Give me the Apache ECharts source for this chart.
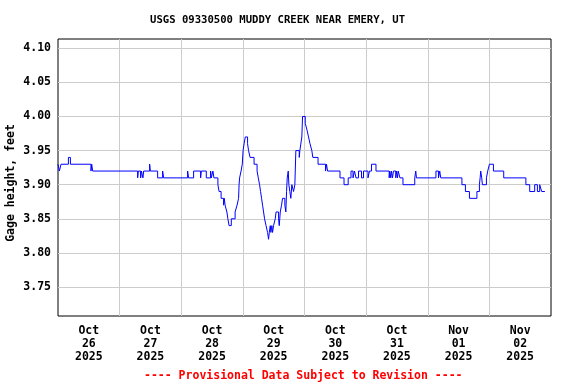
<!DOCTYPE html>
<html>
<head>
<meta charset="utf-8">
<script src="https://cdn.jsdelivr.net/npm/echarts@6/dist/echarts.min.js"></script>
<style>html,body{margin:0;padding:0;background:#fff;}#c{width:576px;height:384px;}</style>
</head>
<body>
<div id="c"></div>
<script>
// Hours since 2025-10-26 00:00 at which the reading changes, and the gage height from then on (feet)
const hours = [0.00,0.54,1.17,4.05,4.83,12.84,13.12,13.51,31.02,31.29,32.19,32.46,33.08,33.35,35.69,35.96,38.80,40.75,41.14,
  50.48,50.87,52.81,55.54,55.81,57.76,59.43,59.70,60.33,60.72,62.27,62.74,63.52,64.49,64.76,65.07,65.77,66.16,66.63,67.49,
  68.97,69.74,70.33,70.52,70.72,71.30,71.77,72.08,72.47,72.94,73.83,74.22,74.80,76.36,77.53,78.00,78.50,78.89,79.28,79.67,
  80.06,80.45,81.03,81.61,82.00,82.28,82.67,82.90,83.29,83.56,83.95,84.61,84.92,85.90,86.17,86.56,87.06,87.45,88.35,88.74,
  89.01,89.28,89.67,89.91,90.29,90.68,91.07,91.73,92.24,92.63,93.95,94.19,94.96,95.24,96.29,96.99,97.57,98.15,98.86,99.24,
  101.27,104.19,104.58,104.97,109.83,111.39,113.02,114.11,114.89,115.47,116.06,117.03,118.20,118.98,120.73,121.31,122.09,
  123.84,128.98,129.21,129.60,129.87,130.26,130.65,131.55,131.82,132.21,132.48,133.18,134.35,138.94,139.33,139.60,147.19,
  148.17,148.67,149.06,157.31,158.67,160.23,163.15,164.12,164.40,164.63,165.02,165.29,166.85,167.36,168.02,169.58,173.59,
  182.22,183.70,185.65,186.70,187.60,188.37,189.62];
const gage = [3.93,3.92,3.93,3.94,3.93,3.92,3.93,3.92,3.91,3.92,3.91,3.92,3.91,3.92,3.93,3.92,3.91,3.92,3.91,
  3.92,3.91,3.92,3.91,3.92,3.91,3.92,3.91,3.92,3.91,3.90,3.89,3.88,3.87,3.88,3.87,3.86,3.85,3.84,3.85,
  3.86,3.87,3.88,3.90,3.91,3.92,3.93,3.95,3.96,3.97,3.96,3.95,3.94,3.93,3.92,3.91,3.90,3.89,3.88,3.87,
  3.86,3.85,3.84,3.83,3.82,3.83,3.84,3.83,3.84,3.83,3.84,3.85,3.86,3.85,3.84,3.86,3.87,3.88,3.87,3.86,
  3.89,3.91,3.92,3.90,3.89,3.88,3.90,3.89,3.90,3.95,3.94,3.95,3.97,4.00,3.99,3.98,3.97,3.96,3.95,3.94,
  3.93,3.92,3.93,3.92,3.91,3.90,3.91,3.92,3.91,3.92,3.91,3.92,3.91,3.92,3.91,3.92,3.93,
  3.92,3.91,3.92,3.91,3.92,3.91,3.92,3.91,3.92,3.91,3.92,3.91,3.90,3.91,3.92,3.91,3.92,
  3.91,3.92,3.91,3.90,3.89,3.88,3.89,3.90,3.91,3.92,3.91,3.90,3.91,3.92,3.93,3.92,3.91,
  3.90,3.89,3.90,3.89,3.90,3.89,3.89];
// Day tick labels (placed at noon of each day)
const tickMonths = ['Oct','Oct','Oct','Oct','Oct','Oct','Nov','Nov'];
const tickDays = ['26','27','28','29','30','31','01','02'];
const tickYears = ['2025','2025','2025','2025','2025','2025','2025','2025'];
const titleText = 'USGS 09330500 MUDDY CREEK NEAR EMERY, UT';
const footerText = '---- Provisional Data Subject to Revision ----';
const yName = 'Gage height, feet';

const FONT = 'DejaVu Sans Mono';
const chart = echarts.init(document.getElementById('c'), null, {renderer: 'canvas'});
const seriesData = hours.map((h, i) => [h, gage[i]]);
chart.setOption({
  animation: false,
  backgroundColor: '#fff',
  title: [
    {text: titleText, left: 150, top: 15, padding: 0,
     textStyle: {fontFamily: FONT, fontWeight: 'bold', fontSize: 10.6, color: '#000'}},
    {text: footerText, left: 144, top: 370, padding: 0,
     textStyle: {fontFamily: FONT, fontWeight: 'bold', fontSize: 11.5, color: '#ff0000'}}
  ],
  grid: {left: 58, right: 25, top: 39, bottom: 68, containLabel: false, outerBoundsMode: 'none',
         show: true, borderColor: '#000', borderWidth: 1, backgroundColor: 'transparent'},
  xAxis: [
    {type: 'value', min: 0, max: 192, interval: 24,
     axisLine: {show: false}, axisTick: {show: false}, axisLabel: {show: false},
     splitLine: {show: true, showMinLine: false, showMaxLine: false, lineStyle: {color: '#cccccc', width: 1}}},
    {type: 'value', min: 0, max: 192, interval: 12, position: 'bottom',
     axisLine: {show: false}, axisTick: {show: false}, splitLine: {show: false},
     axisLabel: {show: true, margin: 9, lineHeight: 13, fontFamily: FONT, fontWeight: 'bold', fontSize: 11.5, color: '#000',
       showMinLabel: true, showMaxLabel: true,
       formatter: function (v) {
         const k = Math.round(v / 12);
         if (k % 2 === 1) { const d = (k - 1) / 2; return tickMonths[d] + '\n' + tickDays[d] + '\n' + tickYears[d]; }
         return '';
       }}}
  ],
  yAxis: {
    type: 'value', min: 3.7075, max: 4.1136, splitNumber: 8,
    name: yName, nameLocation: 'middle', nameRotate: 90, nameGap: 41, nameMoveOverlap: false,
    nameTextStyle: {fontFamily: FONT, fontWeight: 'bold', fontSize: 11.5, color: '#000', padding: [0, 11, 0, 0]},
    axisLine: {show: false}, axisTick: {show: false},
    axisLabel: {margin: 7, fontFamily: FONT, fontWeight: 'bold', fontSize: 11.5, color: '#000',
      showMinLabel: false, showMaxLabel: false,
      formatter: function (v) {
        const r = Math.round(v * 100);
        if (Math.abs(v * 100 - r) > 1e-6 || r % 5 !== 0) return '';
        return v.toFixed(2);
      }},
    splitLine: {show: true, showMinLine: false, showMaxLine: false, lineStyle: {color: '#cccccc', width: 1}}
  },
  series: [{
    type: 'line', xAxisIndex: 0, step: 'end', showSymbol: false, symbol: 'none',
    lineStyle: {color: '#0000ff', width: 1}, data: seriesData
  }]
});
</script>
</body>
</html>
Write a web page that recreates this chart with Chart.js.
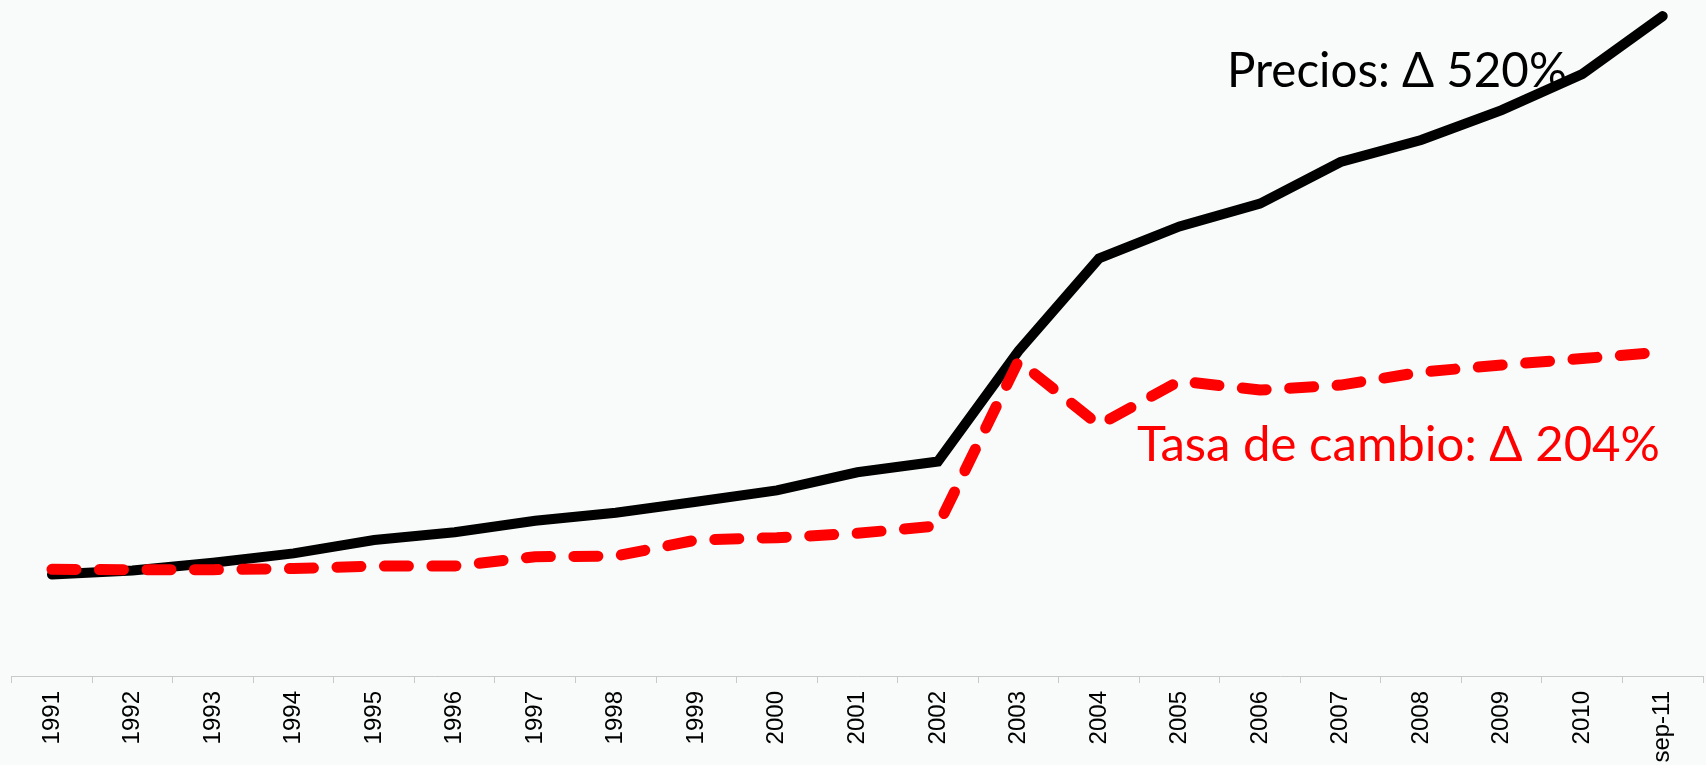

• • • •

#### Exercise instructions
Repeat all the records above exactly, leaving out any pictures.

#### Complete output
Give me the Apache ECharts source for this chart.
<!DOCTYPE html>
<html>
<head>
<meta charset="utf-8">
<script src="https://cdn.jsdelivr.net/npm/echarts@6/dist/echarts.min.js"></script>
<style>html,body{margin:0;padding:0;background:#fff;}#c{width:576px;height:384px;}</style>
</head>
<body>
<div id="c"></div>
<script>
// Hours since 2025-10-26 00:00 at which the reading changes, and the gage height from then on (feet)
const hours = [0.00,0.54,1.17,4.05,4.83,12.84,13.12,13.51,31.02,31.29,32.19,32.46,33.08,33.35,35.69,35.96,38.80,40.75,41.14,
  50.48,50.87,52.81,55.54,55.81,57.76,59.43,59.70,60.33,60.72,62.27,62.74,63.52,64.49,64.76,65.07,65.77,66.16,66.63,67.49,
  68.97,69.74,70.33,70.52,70.72,71.30,71.77,72.08,72.47,72.94,73.83,74.22,74.80,76.36,77.53,78.00,78.50,78.89,79.28,79.67,
  80.06,80.45,81.03,81.61,82.00,82.28,82.67,82.90,83.29,83.56,83.95,84.61,84.92,85.90,86.17,86.56,87.06,87.45,88.35,88.74,
  89.01,89.28,89.67,89.91,90.29,90.68,91.07,91.73,92.24,92.63,93.95,94.19,94.96,95.24,96.29,96.99,97.57,98.15,98.86,99.24,
  101.27,104.19,104.58,104.97,109.83,111.39,113.02,114.11,114.89,115.47,116.06,117.03,118.20,118.98,120.73,121.31,122.09,
  123.84,128.98,129.21,129.60,129.87,130.26,130.65,131.55,131.82,132.21,132.48,133.18,134.35,138.94,139.33,139.60,147.19,
  148.17,148.67,149.06,157.31,158.67,160.23,163.15,164.12,164.40,164.63,165.02,165.29,166.85,167.36,168.02,169.58,173.59,
  182.22,183.70,185.65,186.70,187.60,188.37,189.62];
const gage = [3.93,3.92,3.93,3.94,3.93,3.92,3.93,3.92,3.91,3.92,3.91,3.92,3.91,3.92,3.93,3.92,3.91,3.92,3.91,
  3.92,3.91,3.92,3.91,3.92,3.91,3.92,3.91,3.92,3.91,3.90,3.89,3.88,3.87,3.88,3.87,3.86,3.85,3.84,3.85,
  3.86,3.87,3.88,3.90,3.91,3.92,3.93,3.95,3.96,3.97,3.96,3.95,3.94,3.93,3.92,3.91,3.90,3.89,3.88,3.87,
  3.86,3.85,3.84,3.83,3.82,3.83,3.84,3.83,3.84,3.83,3.84,3.85,3.86,3.85,3.84,3.86,3.87,3.88,3.87,3.86,
  3.89,3.91,3.92,3.90,3.89,3.88,3.90,3.89,3.90,3.95,3.94,3.95,3.97,4.00,3.99,3.98,3.97,3.96,3.95,3.94,
  3.93,3.92,3.93,3.92,3.91,3.90,3.91,3.92,3.91,3.92,3.91,3.92,3.91,3.92,3.91,3.92,3.93,
  3.92,3.91,3.92,3.91,3.92,3.91,3.92,3.91,3.92,3.91,3.92,3.91,3.90,3.91,3.92,3.91,3.92,
  3.91,3.92,3.91,3.90,3.89,3.88,3.89,3.90,3.91,3.92,3.91,3.90,3.91,3.92,3.93,3.92,3.91,
  3.90,3.89,3.90,3.89,3.90,3.89,3.89];
// Day tick labels (placed at noon of each day)
const tickMonths = ['Oct','Oct','Oct','Oct','Oct','Oct','Nov','Nov'];
const tickDays = ['26','27','28','29','30','31','01','02'];
const tickYears = ['2025','2025','2025','2025','2025','2025','2025','2025'];
const titleText = 'USGS 09330500 MUDDY CREEK NEAR EMERY, UT';
const footerText = '---- Provisional Data Subject to Revision ----';
const yName = 'Gage height, feet';

const FONT = 'DejaVu Sans Mono';
const chart = echarts.init(document.getElementById('c'), null, {renderer: 'canvas'});
const seriesData = hours.map((h, i) => [h, gage[i]]);
chart.setOption({
  animation: false,
  backgroundColor: '#fff',
  title: [
    {text: titleText, left: 150, top: 15, padding: 0,
     textStyle: {fontFamily: FONT, fontWeight: 'bold', fontSize: 10.6, color: '#000'}},
    {text: footerText, left: 144, top: 370, padding: 0,
     textStyle: {fontFamily: FONT, fontWeight: 'bold', fontSize: 11.5, color: '#ff0000'}}
  ],
  grid: {left: 58, right: 25, top: 39, bottom: 68, containLabel: false, outerBoundsMode: 'none',
         show: true, borderColor: '#000', borderWidth: 1, backgroundColor: 'transparent'},
  xAxis: [
    {type: 'value', min: 0, max: 192, interval: 24,
     axisLine: {show: false}, axisTick: {show: false}, axisLabel: {show: false},
     splitLine: {show: true, showMinLine: false, showMaxLine: false, lineStyle: {color: '#cccccc', width: 1}}},
    {type: 'value', min: 0, max: 192, interval: 12, position: 'bottom',
     axisLine: {show: false}, axisTick: {show: false}, splitLine: {show: false},
     axisLabel: {show: true, margin: 9, lineHeight: 13, fontFamily: FONT, fontWeight: 'bold', fontSize: 11.5, color: '#000',
       showMinLabel: true, showMaxLabel: true,
       formatter: function (v) {
         const k = Math.round(v / 12);
         if (k % 2 === 1) { const d = (k - 1) / 2; return tickMonths[d] + '\n' + tickDays[d] + '\n' + tickYears[d]; }
         return '';
       }}}
  ],
  yAxis: {
    type: 'value', min: 3.7075, max: 4.1136, splitNumber: 8,
    name: yName, nameLocation: 'middle', nameRotate: 90, nameGap: 41, nameMoveOverlap: false,
    nameTextStyle: {fontFamily: FONT, fontWeight: 'bold', fontSize: 11.5, color: '#000', padding: [0, 11, 0, 0]},
    axisLine: {show: false}, axisTick: {show: false},
    axisLabel: {margin: 7, fontFamily: FONT, fontWeight: 'bold', fontSize: 11.5, color: '#000',
      showMinLabel: false, showMaxLabel: false,
      formatter: function (v) {
        const r = Math.round(v * 100);
        if (Math.abs(v * 100 - r) > 1e-6 || r % 5 !== 0) return '';
        return v.toFixed(2);
      }},
    splitLine: {show: true, showMinLine: false, showMaxLine: false, lineStyle: {color: '#cccccc', width: 1}}
  },
  series: [{
    type: 'line', xAxisIndex: 0, step: 'end', showSymbol: false, symbol: 'none',
    lineStyle: {color: '#0000ff', width: 1}, data: seriesData
  }]
});
</script>
</body>
</html>
Write a web page that recreates this chart with Chart.js.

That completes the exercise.